Argued October 15, 1975
Decided November 20, 1975
Appeal from the Appellate Division of the Supreme Court in the Second Judicial Department, JOHN W. SWEENY, J.
V. Frank Cline for appellant.
Thomas N. O'Hara for respondent.
The order of the Appellate Division should be affirmed.
In this action for a declaration that plaintiff is relieved of all its duties and liabilities under a policy of liability insurance issued by it to defendant Cherry covering a 1964 Ford truck, Special Term granted plaintiff's motion for summary judgment, holding that Cherry's conviction of manslaughter in the first degree is prima facie proof of a willful act obviating the concept of accident as embodied in said policy. The Appellate Division reversed, on the law, and awarded partial summary judgment to said defendant to the extent that plaintiff is not relieved of its duty to defend under the policy and is to be responsible for the reasonable value of the services of Cherry's counsel, and that the remaining claims of plaintiff shall await determination after conclusion of a wrongful death action instituted against Cherry by Patricia J. Rice, as administratrix of the estate of Charles J. Rice.

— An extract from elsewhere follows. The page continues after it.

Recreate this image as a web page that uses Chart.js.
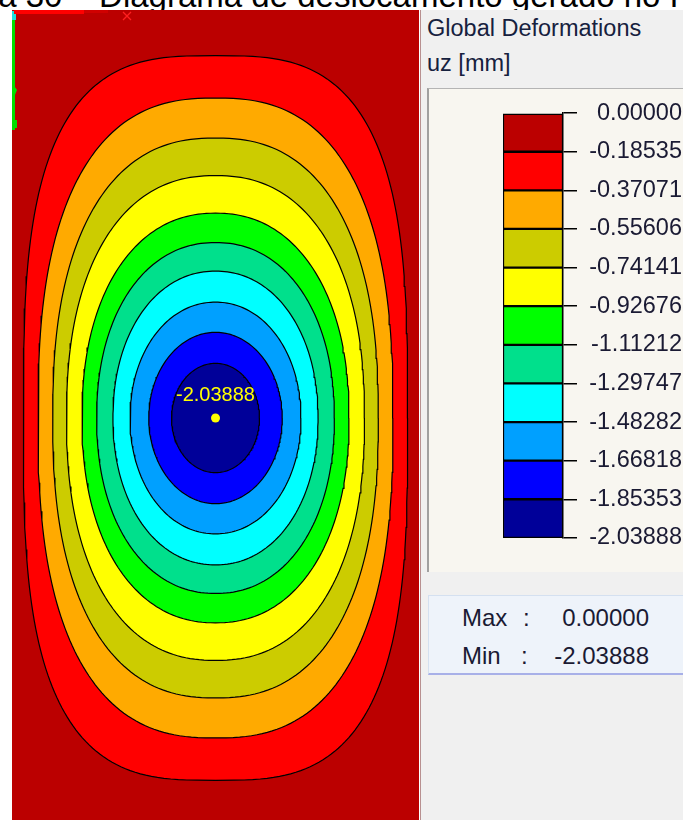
<!DOCTYPE html>
<html lang="pt">
<head>
<meta charset="utf-8">
<title>Deslocamento uz</title>
<script src="https://cdn.jsdelivr.net/npm/chart.js@4.4.1/dist/chart.umd.min.js"></script>
<style>
  body {
    margin: 0;
    width: 683px;
    height: 820px;
    overflow: hidden;
    position: relative;
    background: #fff;
    font-family: "Liberation Sans", Arial, sans-serif;
  }
  #caption {
    position: absolute;
    left: -77px;
    top: -21px;
    font-size: 33px;
    line-height: 33px;
    white-space: nowrap;
    color: #000;
  }
  #plate {
    position: absolute;
    left: 12px;
    top: 10px;
  }
  #divider {
    position: absolute;
    left: 420px;
    top: 10px;
    width: 1px;
    height: 810px;
    background: #b89090;
  }
  #panel {
    position: absolute;
    left: 421px;
    top: 10px;
    width: 262px;
    height: 810px;
    background: #f0f0f0;
    overflow: hidden;
    color: #16213e;
  }
  .txt {
    position: absolute;
    font-size: 23.5px;
    line-height: 23.5px;
    white-space: nowrap;
  }
  #legendBox {
    position: absolute;
    left: 6px;
    top: 78px;
    width: 300px;
    height: 484px;
    background: #f8f6f0;
    border-top: 1px solid #b4b4b4;
    border-left: 2px solid #a0a0a0;
    box-sizing: border-box;
  }
  #legend {
    position: absolute;
    left: 74px;
    top: 79px;
  }
  #extremes {
    position: absolute;
    left: 7px;
    top: 585px;
    width: 300px;
    height: 80px;
    background: #eef3fa;
    border: 1px solid #d4e0f0;
    border-bottom: 2px solid #a8b0e8;
    box-sizing: border-box;
  }
  .ext {
    position: absolute;
    font-size: 24px;
    line-height: 24px;
    white-space: nowrap;
    color: #1a1a33;
  }
</style>
</head>
<body>
<div id="caption">Figura 30 – Diagrama de deslocamento gerado no RFEM</div>

<canvas id="plate" width="407" height="816"></canvas>

<div id="divider"></div>
<div id="panel">
  <div class="txt" style="left:6px;top:7px;">Global Deformations</div>
  <div class="txt" style="left:6px;top:42px;">uz [mm]</div>
  <div id="legendBox"></div>
  <canvas id="legend" width="187" height="473"></canvas>
  <div id="extremes"></div>
  <div class="ext" style="left:41px;top:596px;">Max</div>
  <div class="ext" style="left:102px;top:596px;">:</div>
  <div class="ext" id="maxVal" style="right:34px;top:596px;"></div>
  <div class="ext" style="left:41px;top:634px;">Min</div>
  <div class="ext" style="left:100px;top:634px;">:</div>
  <div class="ext" id="minVal" style="right:34px;top:634px;"></div>
</div>

<script>
"use strict";

// uz contour levels [mm], from max down to min
const levels = [0, -0.18535, -0.37071, -0.55606, -0.74141, -0.92676,
  -1.11212, -1.29747, -1.48282, -1.66818, -1.85353, -2.03888];

// one colour per band between two levels
const bandColors = ["#bb0000", "#ff0000", "#ffaa00", "#cccc00", "#ffff00",
  "#00ff00", "#00e08c", "#00ffff", "#00a0ff", "#0000ff", "#000099"];

// isolines for levels[1..10]: half width / half height [m] and roundness
const halfWidth = [2.36, 2.18, 2.00, 1.83, 1.64, 1.46, 1.26, 1.05, 0.82, 0.54];
const halfHeight = [4.44, 3.92, 3.43, 2.97, 2.51, 2.15, 1.80, 1.42, 1.05, 0.67];
const roundness = [3.1, 2.55, 2.4, 2.3, 2.2, 2.15, 2.1, 2.05, 2.0, 2.0];

// plate size [m] and location of the extreme value
const plateWidth = 5;
const plateHeight = 10;
const minPoint = { x: 2.5, y: 5 };

const maxValue = levels[0];
const minValue = levels[levels.length - 1];

// closed isoline around the extreme point
const outline = (rx, ry, n) => {
  const pts = [];
  const steps = 240;
  for (let i = 0; i <= steps; i++) {
    const t = (i / steps) * Math.PI * 2;
    const c = Math.cos(t);
    const s = Math.sin(t);
    pts.push({
      x: minPoint.x + rx * Math.sign(c) * Math.pow(Math.abs(c), 2 / n),
      y: minPoint.y + ry * Math.sign(s) * Math.pow(Math.abs(s), 2 / n),
    });
  }
  return pts;
};

// plate colour outside the first isoline
const plateBackground = {
  id: "plateBackground",
  beforeDatasetsDraw(chart) {
    const { ctx, chartArea } = chart;
    ctx.save();
    ctx.fillStyle = bandColors[0];
    ctx.fillRect(chartArea.left, chartArea.top, chartArea.width, chartArea.height);
    ctx.restore();
  },
};

// value label above the extreme point + small global axes glyph
const plateMarks = {
  id: "plateMarks",
  afterDatasetsDraw(chart) {
    const { ctx } = chart;
    const meta = chart.getDatasetMeta(chart.data.datasets.length - 1);
    const p = meta.data[0];
    ctx.save();
    ctx.fillStyle = "#ffff00";
    ctx.font = '20px "Liberation Sans", Arial, sans-serif';
    ctx.textAlign = "center";
    ctx.textBaseline = "middle";
    ctx.fillText(minValue.toFixed(5), p.x, p.y - 23);

    // global axes in the corner
    ctx.fillStyle = "#00e000";
    ctx.fillRect(0, 2, 3, 118);
    ctx.beginPath();
    ctx.moveTo(0, 73);
    ctx.lineTo(5, 80);
    ctx.lineTo(0, 92);
    ctx.fill();
    ctx.fillRect(3, 110, 2, 8);
    ctx.fillStyle = "#20e0e0";
    ctx.fillRect(0, 1, 4, 9);
    ctx.fillStyle = "#ff0000";
    ctx.fillRect(2, 0, 70, 4);
    ctx.fillStyle = "#d00000";
    ctx.fillRect(72, 0, 24, 3);
    ctx.strokeStyle = "#ff2020";
    ctx.lineWidth = 1.3;
    ctx.beginPath();
    ctx.moveTo(111, 2);
    ctx.lineTo(119, 10);
    ctx.moveTo(119, 2);
    ctx.lineTo(111, 10);
    ctx.stroke();
    ctx.restore();
  },
};

const contourSets = halfWidth.map((rx, k) => ({
  data: outline(rx, halfHeight[k], roundness[k]),
  showLine: true,
  fill: "shape",
  backgroundColor: bandColors[k + 1],
  borderColor: "#000",
  borderWidth: 1.2,
  pointRadius: 0,
  tension: 0,
  order: halfWidth.length - k,
}));

new Chart(document.getElementById("plate").getContext("2d"), {
  type: "scatter",
  data: {
    datasets: [
      ...contourSets,
      {
        data: [minPoint],
        pointRadius: 4.5,
        pointBackgroundColor: "#ffff00",
        pointBorderWidth: 0,
        order: -1,
      },
    ],
  },
  options: {
    responsive: false,
    animation: false,
    devicePixelRatio: 1,
    layout: { padding: 0, autoPadding: false },
    plugins: { legend: { display: false }, tooltip: { enabled: false } },
    scales: {
      x: { type: "linear", min: 0, max: plateWidth, display: false },
      y: { type: "linear", min: 0, max: plateHeight, display: false },
    },
  },
  plugins: [plateBackground, plateMarks],
});

// colour scale: one floating bar per band
new Chart(document.getElementById("legend").getContext("2d"), {
  type: "bar",
  data: {
    labels: ["uz"],
    datasets: bandColors.map((c, i) => ({
      data: [[levels[i + 1], levels[i]]],
      backgroundColor: c,
      borderColor: "#000",
      borderWidth: 1.5,
      borderSkipped: false,
      grouped: false,
      barPercentage: 1,
      categoryPercentage: 1,
    })),
  },
  options: {
    responsive: false,
    animation: false,
    devicePixelRatio: 1,
    layout: { padding: { left: 8, top: 20, bottom: 20, right: 0 }, autoPadding: false },
    plugins: { legend: { display: false }, tooltip: { enabled: false } },
    scales: {
      x: { display: false },
      y: {
        position: "right",
        min: minValue,
        max: maxValue,
        afterBuildTicks: (scale) => {
          scale.ticks = levels.map((v) => ({ value: v }));
        },
        afterFit: (scale) => {
          scale.width = 119;
        },
        grid: {
          drawOnChartArea: false,
          drawTicks: true,
          tickLength: 14,
          color: "#000",
          lineWidth: 1.5,
        },
        border: { display: true, color: "#000", width: 1.5 },
        ticks: {
          padding: 10,
          crossAlign: "far",
          color: "#1a1a33",
          font: { family: '"Liberation Sans", Arial, sans-serif', size: 23.5 },
          callback: (v) => Number(v).toFixed(5),
        },
      },
    },
  },
});

document.getElementById("maxVal").textContent = maxValue.toFixed(5);
document.getElementById("minVal").textContent = minValue.toFixed(5);
</script>
</body>
</html>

The death action, instituted on August 10, 1967 and alleging a cause based on negligence and another for intentionally causing the death, arose out of an occurrence on April 26, 1967 at or near a shale bank in Cornwall, New York, when Cherry operated his truck in a manner as to strike and kill Rice. In 1967, Cherry was indicted for manslaughter in the first degree, charged with violating former section 1050 of the Penal Law, and on September 29, 1969, following a trial, was convicted of said crime.
Plaintiff maintains on this appeal that it is entitled to disclaim liability coverage under the policy and to a grant of summary judgment in its favor, since Cherry's conviction rested on a finding of intent to do the criminal act, negating an accident, and, as a result, he was collaterally estopped from asserting the identical facts in a subsequent civil action which were finally decided previously in the criminal action. Our response to this position is relatively simple. The civil complaint contains a cause grounded on negligence, which is clearly within the risk covered by the policy, and since facts have been alleged which bring the death within the coverage, the policy requires plaintiff insurer to defend irrespective of defendant Cherry's ultimate liability, plaintiff's obligation to furnish Cherry with a defense being broader than its duty to pay (International Paper Co. v Continental Cas. Co., 35 N.Y.2d 322, 325-327; Goldberg v Lumber Mut. Cas. Ins. Co. of N.Y., 297 N.Y. 148, 154). The insurer's duty to defend "includes the defense of those actions in which alternative grounds are asserted, some within and others without the protection purchased," and extends to any action, however groundless, false or fraudulent, in which facts are alleged within the coverage afforded by the policy (Freedman, Inc. v Glens Falls Ins. Co., 27 N.Y.2d 364, 368; Prashker v United States Guar. Co., 1 N.Y.2d 584).
Chief Judge BREITEL and Judges JASEN, GABRIELLI, JONES, WACHTLER, FUCHSBERG and COOKE concur.
Order affirmed, with costs, in a memorandum.